Dit voorkomt situaties waarin in de Member applicatie een snijbewerking (afsnijden door een plaat, werkvlak met een negatief volume) wordt toegepast in één verbindingsknooppunt van het geanalyseerde element waardoor discrepanties ontstaan in de bewerkingen in andere verbindingsknooppunten van dit element.
Een ouder-kindrelatie tussen platen en elementen wordt verzekerd, zelfs nadat een deel van het Membermodel is aangeraakt door het aantal randen van platen en hun volgorde te wijzigen. Deze methodologie zorgt ervoor dat zelfs als de ouder-plaat wordt verwijderd, de daaropvolgende bewerkingen nauwkeurig kunnen verwijzen naar de juiste plaat op basis van deze relatie, waardoor de beoogde positionering die is ontworpen in de Connection applicatie behouden blijft.
Schuifmogelijkheid voor een betonpoer
De optie van dwarskracht overdracht voor een betonpoer maakt het mogelijk om een scharnierend ondersteuningsmodel te simuleren in een Memberproject.
Bij het modelleren van een ligger op twee steunpunten in IDEA StatiCa Member, kunt u deze optie gebruiken om de rol (schuivend scharnier) te definiëren. Deze optie houdt het “bijna-nul” buigmoment aan de uiteinden van de ligger ondersteund door een betonpoer.

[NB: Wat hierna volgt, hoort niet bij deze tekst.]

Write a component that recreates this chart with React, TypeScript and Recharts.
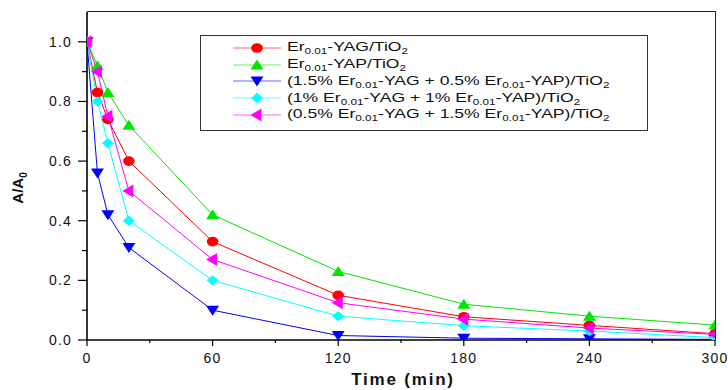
import React from 'react';
import { LineChart, Line, XAxis, YAxis } from 'recharts';

const times = [0, 5, 10, 20, 60, 120, 180, 240, 300];
const yagValues = [1.0, 0.83, 0.74, 0.6, 0.33, 0.15, 0.078, 0.049, 0.021];
const yapValues = [1.0, 0.92, 0.83, 0.72, 0.42, 0.23, 0.12, 0.08, 0.05];
const mix15Values = [1.0, 0.56, 0.42, 0.31, 0.1, 0.015, 0.006, 0.004, 0.002];
const mix1Values = [1.0, 0.8, 0.66, 0.4, 0.2, 0.08, 0.048, 0.03, 0.008];
const mix05Values = [1.0, 0.9, 0.75, 0.5, 0.27, 0.125, 0.07, 0.04, 0.019];

const xTicks = [0, 30, 60, 90, 120, 150, 180, 210, 240, 270, 300];
const yTicks = [0, 0.1, 0.2, 0.3, 0.4, 0.5, 0.6, 0.7, 0.8, 0.9, 1.0];
const X_MAX = 300;
const Y_MAX = 1.1;

const series = [
  { key: 'yag', color: '#ff0000', shape: 'circle', values: yagValues, label: ['Er', '0.01', '-YAG/TiO', '2', ''] },
  { key: 'yap', color: '#00e600', shape: 'up', values: yapValues, label: ['Er', '0.01', '-YAP/TiO', '2', ''] },
  { key: 'mix15', color: '#0000ff', shape: 'down', values: mix15Values, label: ['(1.5% Er', '0.01', '-YAG + 0.5% Er', '0.01', '-YAP)/TiO', '2'] },
  { key: 'mix1', color: '#00ffff', shape: 'diamond', values: mix1Values, label: ['(1% Er', '0.01', '-YAG + 1% Er', '0.01', '-YAP)/TiO', '2'] },
  { key: 'mix05', color: '#ff00ff', shape: 'left', values: mix05Values, label: ['(0.5% Er', '0.01', '-YAG + 1.5% Er', '0.01', '-YAP)/TiO', '2'] },
];

const data = times.map((t, i) => {
  const row: any = { t };
  series.forEach((s) => { row[s.key] = s.values[i]; });
  return row;
});

const FONT = '"Liberation Sans", Arial, sans-serif';

function markerShape(shape: string, cx: number, cy: number, color: string) {
  switch (shape) {
    case 'circle':
      return <ellipse cx={cx} cy={cy} rx={5.8} ry={4.8} fill={color} />;
    case 'up':
      return <polygon points={`${cx},${cy - 5.5} ${cx + 6.5},${cy + 4.5} ${cx - 6.5},${cy + 4.5}`} fill={color} />;
    case 'down':
      return <polygon points={`${cx - 6.5},${cy - 4.5} ${cx + 6.5},${cy - 4.5} ${cx},${cy + 5.5}`} fill={color} />;
    case 'diamond':
      return <polygon points={`${cx},${cy - 5.2} ${cx + 6},${cy} ${cx},${cy + 5.2} ${cx - 6},${cy}`} fill={color} />;
    case 'left':
      return <polygon points={`${cx - 6.5},${cy} ${cx + 4.5},${cy - 6.5} ${cx + 4.5},${cy + 6.5}`} fill={color} />;
    default:
      return null;
  }
}

const makeDot = (shape: string, color: string) => (props: any) => {
  const { cx, cy, index } = props;
  if (cx == null || cy == null) return <g key={index} />;
  return <g key={`d-${index}`}>{markerShape(shape, cx, cy, color)}</g>;
};

const LeftTick = (props: any) => {
  const { x, y, payload } = props;
  const v = payload.value;
  const major = Math.round(v * 10) % 2 === 0;
  return (
    <g>
      <line x1={x - (major ? 9 : 5)} x2={x} y1={y} y2={y} stroke="#000" strokeWidth={1.2} />
      {major && (
        <text x={x - 15} y={y} dy="0.36em" textAnchor="end" fontSize={14} letterSpacing={1.2} fill="#111" fontFamily={FONT}>
          {v.toFixed(1)}
        </text>
      )}
    </g>
  );
};

const BottomTick = (props: any) => {
  const { x, y, payload } = props;
  const v = payload.value;
  const major = v % 60 === 0;
  return (
    <g>
      <line x1={x} x2={x} y1={y} y2={y + (major ? 6 : 3)} stroke="#000" strokeWidth={1.2} />
      {major && (
        <text x={x} y={y + 23} textAnchor="middle" fontSize={14} letterSpacing={1.2} fill="#111" fontFamily={FONT}>
          {String(v)}
        </text>
      )}
    </g>
  );
};

const LegendBox = () => (
  <div
    style={{
      position: 'absolute',
      left: 200,
      top: 35,
      width: 446,
      height: 94,
      border: '1.5px solid #333',
      background: '#fff',
      fontFamily: FONT,
      fontSize: 13.5,
      color: '#111',
    }}
  >
    {series.map((s, i) => (
      <div key={s.key} style={{ position: 'absolute', left: 32, top: 4 + i * 16.7, height: 16, display: 'flex', alignItems: 'center', whiteSpace: 'nowrap' }}>
        <svg width={48} height={14} style={{ display: 'block' }}>
          <line x1={0} x2={48} y1={7} y2={7} stroke={s.color} strokeWidth={1.2} strokeOpacity={0.6} />
          {markerShape(s.shape, 24, 7, s.color)}
        </svg>
        <span style={{ marginLeft: 6, display: 'inline-block', transform: 'scaleX(1.3)', transformOrigin: 'left center' }}>
          {s.label.map((part, j) =>
            j % 2 === 1 ? (
              <sub key={j} style={{ fontSize: 9, verticalAlign: '-0.35em' }}>{part}</sub>
            ) : (
              <span key={j}>{part}</span>
            )
          )}
        </span>
      </div>
    ))}
  </div>
);

export default function App() {
  return (
    <div style={{ position: 'absolute', left: 0, top: 0, width: 728, height: 390, background: '#fff', fontFamily: FONT }}>
      <LineChart width={728} height={390} data={data} margin={{ top: 12, right: 13, bottom: 0, left: 0 }}>
        <XAxis
          xAxisId="bottom"
          dataKey="t"
          type="number"
          domain={[0, X_MAX]}
          allowDataOverflow
          ticks={xTicks}
          interval={0}
          height={50}
          tickSize={0}
          tickMargin={0}
          tickLine={false}
          tick={<BottomTick />}
          axisLine={{ stroke: '#000', strokeWidth: 1.6 }}
        />
        <YAxis
          yAxisId="left"
          type="number"
          domain={[0, Y_MAX]}
          allowDataOverflow
          ticks={yTicks}
          interval={0}
          width={87}
          tickSize={0}
          tickMargin={0}
          tickLine={false}
          tick={<LeftTick />}
          axisLine={{ stroke: '#000', strokeWidth: 1.6 }}
        />
        {series.map((s) => (
          <Line
            key={s.key}
            xAxisId="bottom"
            yAxisId="left"
            type="linear"
            dataKey={s.key}
            stroke={s.color}
            strokeWidth={1}
            dot={makeDot(s.shape, s.color)}
            activeDot={false}
            isAnimationActive={false}
          />
        ))}
      </LineChart>
      <div
        style={{
          position: 'absolute',
          left: 87,
          top: 11.3,
          width: 628.7,
          height: 329,
          boxSizing: 'border-box',
          borderTop: '1.4px solid #222',
          borderRight: '1.4px solid #222',
          pointerEvents: 'none',
        }}
      />
      <div
        style={{
          position: 'absolute',
          left: 19,
          top: 188,
          transform: 'translate(-50%, -50%) rotate(-90deg)',
          fontFamily: FONT,
          fontWeight: 'bold',
          fontSize: 15,
          whiteSpace: 'nowrap',
          color: '#111',
        }}
      >
        A/A<sub style={{ fontSize: 10 }}>0</sub>
      </div>
      <div
        style={{
          position: 'absolute',
          left: 403,
          top: 380,
          transform: 'translate(-50%, -50%)',
          fontFamily: FONT,
          fontWeight: 'bold',
          fontSize: 17,
          letterSpacing: 1.8,
          whiteSpace: 'nowrap',
          color: '#111',
        }}
      >
        Time (min)
      </div>
      <LegendBox />
    </div>
  );
}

Open vanuit Member de verbinding aan een uiteinde van de ligger. Definieer het betonpoer voor de verankering/fundering en zet de optie Dwarskracht overdracht op Glijdend. Verwijder ook alle ankers in de Editor.
Let op dat de andere kant van de ligger actief moet blijven om krachten in beide richtingen over te brengen, zodat het statische systeem bepaald blijft.
Hoewel deze instelling ook werkt in Connection, is deze speciaal ontworpen voor gebruik in IDEA StatiCa Member.